Tatyana McFadden started cross-country skiing in 2013.
Tatyana McFadden is one of the top-ranked wheelchair racers in the world. She also cross-country skis.
Tatyana McFadden is a part of many communities.
She’s an athlete, an adoptee, a proud Girl Scout.
A member of Team USA.
McFadden was born with spina bifida, a condition that caused her to be paralyzed below the waist. She spent her early years in an orphanage in St. Petersburg, Russia, but at age 6, she was adopted by Deborah McFadden and started a new life in Clarksville, Md.
An avid athlete throughout her youth, McFadden went on to become a 10-time Paralympic medalist in wheelchair racing and winner of seven major marathons, including four straight in 2013. Now she is representing Team USA in cross-country skiing for her first-ever Paralympic Winter Games in Sochi, Russia.
Her uplifting story makes her a fitting role model for many, and she embraces that role as she reaches out to her community to share her experiences. But more than speeches and autograph sessions, McFadden gives back to the specific programs and people who have made her who she is today.
She has invested countless hours and donated many of her winnings back to University of Illinois Wheelchair Athletics, the program that made it possible for her to compete in wheelchair basketball and track while earning her college degree.
“I had my sights set and my dreams about going to the U of I since middle school because I knew that was a program where the best athletes excelled,” McFadden said. “So when I found out I was going to go there, I was beyond excited that I could be a part of something extraordinary. They’ve given me so much to get me to where I am today, not only as a person but as an athlete, and so giving back to the program is very important to me.”
The university was recently named a U.S. Paralympic Training Site, and McFadden hopes her contributions will build on that momentum.
“The U of I has everything an athlete needs – the best coaching in the whole world with Adam Bleakney, all of the adaptive equipment for disabled athletes, and opportunities to be a part of a team and train with other Paralympians,” McFadden said. “For people who are looking for places to train but don’t know where they can go, the University of Illinois can provide that. I just want to make the program bigger and even better, and I think that will bring more Paralympians out and grow Paralympic sport.”
McFadden’s advocacy isn’t limited to adaptive sports and disability culture. As someone whose life was shaped by adoption, she is also a spokesperson for the adoption community. She speaks to adoptive parents, but what she enjoys most is connecting with and mentoring other children who are adoptees.

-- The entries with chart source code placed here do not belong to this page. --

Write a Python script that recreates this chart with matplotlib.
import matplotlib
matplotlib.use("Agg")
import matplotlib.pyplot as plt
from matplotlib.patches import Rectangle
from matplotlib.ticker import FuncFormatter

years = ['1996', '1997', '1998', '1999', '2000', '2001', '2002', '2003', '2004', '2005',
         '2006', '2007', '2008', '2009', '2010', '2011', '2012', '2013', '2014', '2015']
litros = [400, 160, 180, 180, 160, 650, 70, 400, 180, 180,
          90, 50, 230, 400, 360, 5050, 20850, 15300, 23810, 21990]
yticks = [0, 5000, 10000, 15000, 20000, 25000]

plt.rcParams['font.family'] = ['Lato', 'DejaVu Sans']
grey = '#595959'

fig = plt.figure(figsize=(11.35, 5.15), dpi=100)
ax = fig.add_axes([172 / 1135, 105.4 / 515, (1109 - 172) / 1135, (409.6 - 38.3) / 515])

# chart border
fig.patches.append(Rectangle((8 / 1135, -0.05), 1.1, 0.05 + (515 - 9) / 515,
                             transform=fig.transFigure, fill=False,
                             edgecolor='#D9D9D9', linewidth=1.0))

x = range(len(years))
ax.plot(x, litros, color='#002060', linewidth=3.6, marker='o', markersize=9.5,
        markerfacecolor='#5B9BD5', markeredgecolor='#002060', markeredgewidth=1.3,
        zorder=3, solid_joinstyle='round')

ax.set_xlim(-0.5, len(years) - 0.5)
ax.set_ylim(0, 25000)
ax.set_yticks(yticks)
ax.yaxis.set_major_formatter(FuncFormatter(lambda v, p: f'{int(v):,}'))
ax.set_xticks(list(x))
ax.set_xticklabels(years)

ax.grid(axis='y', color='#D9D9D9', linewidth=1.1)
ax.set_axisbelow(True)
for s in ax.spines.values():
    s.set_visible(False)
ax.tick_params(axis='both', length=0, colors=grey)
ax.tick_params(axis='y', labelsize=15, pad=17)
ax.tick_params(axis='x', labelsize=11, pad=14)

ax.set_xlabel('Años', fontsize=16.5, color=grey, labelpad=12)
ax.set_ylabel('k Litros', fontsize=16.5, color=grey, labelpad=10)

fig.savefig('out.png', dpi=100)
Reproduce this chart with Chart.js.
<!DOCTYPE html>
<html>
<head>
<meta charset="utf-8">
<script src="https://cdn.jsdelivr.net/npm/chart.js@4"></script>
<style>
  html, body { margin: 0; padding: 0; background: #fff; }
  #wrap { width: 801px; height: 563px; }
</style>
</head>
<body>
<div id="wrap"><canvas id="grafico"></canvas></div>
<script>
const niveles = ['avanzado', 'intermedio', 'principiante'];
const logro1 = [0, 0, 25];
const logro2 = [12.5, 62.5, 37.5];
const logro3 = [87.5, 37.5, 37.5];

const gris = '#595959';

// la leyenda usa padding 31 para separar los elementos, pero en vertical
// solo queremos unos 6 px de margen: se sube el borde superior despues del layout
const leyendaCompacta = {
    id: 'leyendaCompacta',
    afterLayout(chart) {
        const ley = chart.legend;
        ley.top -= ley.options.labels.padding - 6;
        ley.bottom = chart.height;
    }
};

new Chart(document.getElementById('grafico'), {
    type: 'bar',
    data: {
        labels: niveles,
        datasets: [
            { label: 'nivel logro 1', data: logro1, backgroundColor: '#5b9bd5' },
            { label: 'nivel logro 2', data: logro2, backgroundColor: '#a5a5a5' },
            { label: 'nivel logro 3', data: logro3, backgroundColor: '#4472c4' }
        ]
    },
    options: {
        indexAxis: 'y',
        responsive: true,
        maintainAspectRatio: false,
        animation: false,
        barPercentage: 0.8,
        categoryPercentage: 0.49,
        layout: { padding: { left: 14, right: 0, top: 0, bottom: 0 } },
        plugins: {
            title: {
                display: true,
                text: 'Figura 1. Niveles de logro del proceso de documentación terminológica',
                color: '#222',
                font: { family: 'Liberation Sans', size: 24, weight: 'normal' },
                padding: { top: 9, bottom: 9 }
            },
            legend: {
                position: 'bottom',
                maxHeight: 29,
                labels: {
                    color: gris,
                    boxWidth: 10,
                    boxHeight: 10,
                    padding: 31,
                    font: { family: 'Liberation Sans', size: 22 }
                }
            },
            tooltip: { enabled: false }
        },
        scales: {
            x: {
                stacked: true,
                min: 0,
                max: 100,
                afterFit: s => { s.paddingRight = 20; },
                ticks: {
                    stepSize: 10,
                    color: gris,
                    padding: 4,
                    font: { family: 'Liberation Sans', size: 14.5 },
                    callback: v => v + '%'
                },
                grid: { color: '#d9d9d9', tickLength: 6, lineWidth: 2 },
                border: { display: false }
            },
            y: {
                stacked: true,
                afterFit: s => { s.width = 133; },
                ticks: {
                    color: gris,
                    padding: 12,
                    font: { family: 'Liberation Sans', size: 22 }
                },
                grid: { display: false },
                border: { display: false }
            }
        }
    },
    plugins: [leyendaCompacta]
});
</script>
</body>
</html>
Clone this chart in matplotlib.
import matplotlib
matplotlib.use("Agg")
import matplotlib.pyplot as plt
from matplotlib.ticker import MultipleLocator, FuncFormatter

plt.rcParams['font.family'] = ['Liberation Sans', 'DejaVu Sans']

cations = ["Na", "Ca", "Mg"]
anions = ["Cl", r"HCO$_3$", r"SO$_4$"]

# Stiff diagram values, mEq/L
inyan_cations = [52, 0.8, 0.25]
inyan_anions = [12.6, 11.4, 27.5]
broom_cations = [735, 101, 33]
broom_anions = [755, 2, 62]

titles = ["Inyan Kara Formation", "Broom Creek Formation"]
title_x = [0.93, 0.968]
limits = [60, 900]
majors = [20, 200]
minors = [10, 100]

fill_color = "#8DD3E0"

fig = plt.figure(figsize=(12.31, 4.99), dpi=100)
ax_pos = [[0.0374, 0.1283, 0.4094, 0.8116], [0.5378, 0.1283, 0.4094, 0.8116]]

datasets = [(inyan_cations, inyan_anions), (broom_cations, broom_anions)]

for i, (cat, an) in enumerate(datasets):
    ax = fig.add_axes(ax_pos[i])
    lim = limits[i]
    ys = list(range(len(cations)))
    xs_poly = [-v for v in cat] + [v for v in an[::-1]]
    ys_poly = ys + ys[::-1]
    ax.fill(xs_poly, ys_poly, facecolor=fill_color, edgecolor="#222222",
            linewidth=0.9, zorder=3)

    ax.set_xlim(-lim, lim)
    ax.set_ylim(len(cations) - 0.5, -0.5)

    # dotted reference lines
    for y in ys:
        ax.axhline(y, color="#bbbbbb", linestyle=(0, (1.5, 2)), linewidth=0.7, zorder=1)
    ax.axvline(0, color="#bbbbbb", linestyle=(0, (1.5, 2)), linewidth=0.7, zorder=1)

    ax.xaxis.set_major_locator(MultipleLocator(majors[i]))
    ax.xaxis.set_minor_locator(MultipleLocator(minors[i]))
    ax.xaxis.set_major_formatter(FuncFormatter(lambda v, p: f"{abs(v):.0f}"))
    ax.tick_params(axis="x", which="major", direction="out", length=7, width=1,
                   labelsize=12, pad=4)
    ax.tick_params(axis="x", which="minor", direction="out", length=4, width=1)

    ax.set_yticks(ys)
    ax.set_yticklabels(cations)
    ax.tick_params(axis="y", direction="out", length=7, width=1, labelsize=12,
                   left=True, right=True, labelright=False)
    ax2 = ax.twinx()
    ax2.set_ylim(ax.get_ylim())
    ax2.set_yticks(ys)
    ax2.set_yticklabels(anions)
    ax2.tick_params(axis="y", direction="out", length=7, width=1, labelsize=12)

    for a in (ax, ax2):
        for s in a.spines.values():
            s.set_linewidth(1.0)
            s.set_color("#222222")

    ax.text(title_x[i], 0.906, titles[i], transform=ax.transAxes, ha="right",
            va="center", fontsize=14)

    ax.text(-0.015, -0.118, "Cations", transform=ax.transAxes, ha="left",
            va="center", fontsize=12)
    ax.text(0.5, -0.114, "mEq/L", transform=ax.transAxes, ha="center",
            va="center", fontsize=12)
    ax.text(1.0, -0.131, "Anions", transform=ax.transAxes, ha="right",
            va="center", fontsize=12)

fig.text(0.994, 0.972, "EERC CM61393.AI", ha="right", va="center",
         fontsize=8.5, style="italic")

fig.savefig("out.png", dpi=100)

“I can relate to what kids are going through – the emotions, you know, it’s hard,” McFadden said. “I think it’s important to talk to kids about adoption, open up questions and tell my story.”
McFadden works with children at the Center for Adoption Support and Education (CASE), which is based in Burtonsville, Md. She has also volunteered at day camps for adoptees, helping them to confidently ask questions and voice concerns about the process.
“It’s very cool to see kids open up,” McFadden said. “And it’s a lot of fun hearing the different stories, helping these kids go through what they’re feeling about adoption.”
McFadden won’t forget one other community that shaped her and continues to do so today: the Girl Scouts of America. She joined the Scouts almost immediately after moving to the U.S., and now she is a Girl Scout for Life.
“What I really liked about Girl Scout camps as someone with a disability is that the Girl Scouts never treated me any differently,” McFadden said. “It was a great way to be a part of something at such a young age before I really got involved with sports. It was one of the first communities I got involved with, and I think it’s a great way to give back.”
These days, McFadden speaks to Girl Scout troops around the country encouraging girls to get involved in sports, be committed to a cause, and overcome challenges they may be facing.
“It’s one way I can get involved without sports and without any focus on my disability,” McFadden said. “I talk to young girls about giving back to the community and really helping out with something you believe in.”
The Girl Scouts still embrace McFadden, too. In the lead-up to Sochi, she received more than 400 letters from troops offering luck, encouragement and gratitude for her leadership in the Girl Scout movement.
Whether it’s the values she gained through Girl Scouts, the family she found through adoption, or the athletic identity she discovered through adaptive sports, McFadden is sure to never forget her roots.
“l have been given so much,” McFadden said. “You know, the Girl Scouts have given me a huge and different opportunity, the University of Illinois has gotten me to where I am today, and adoption is part of my life. All of those communities have helped me to become who I am today, so it’s really important to give back. You never know whose life you’re going to be touching. It could be one or 100.”
If McFadden’s inspiring nature is any indication, that number is already much more than 100.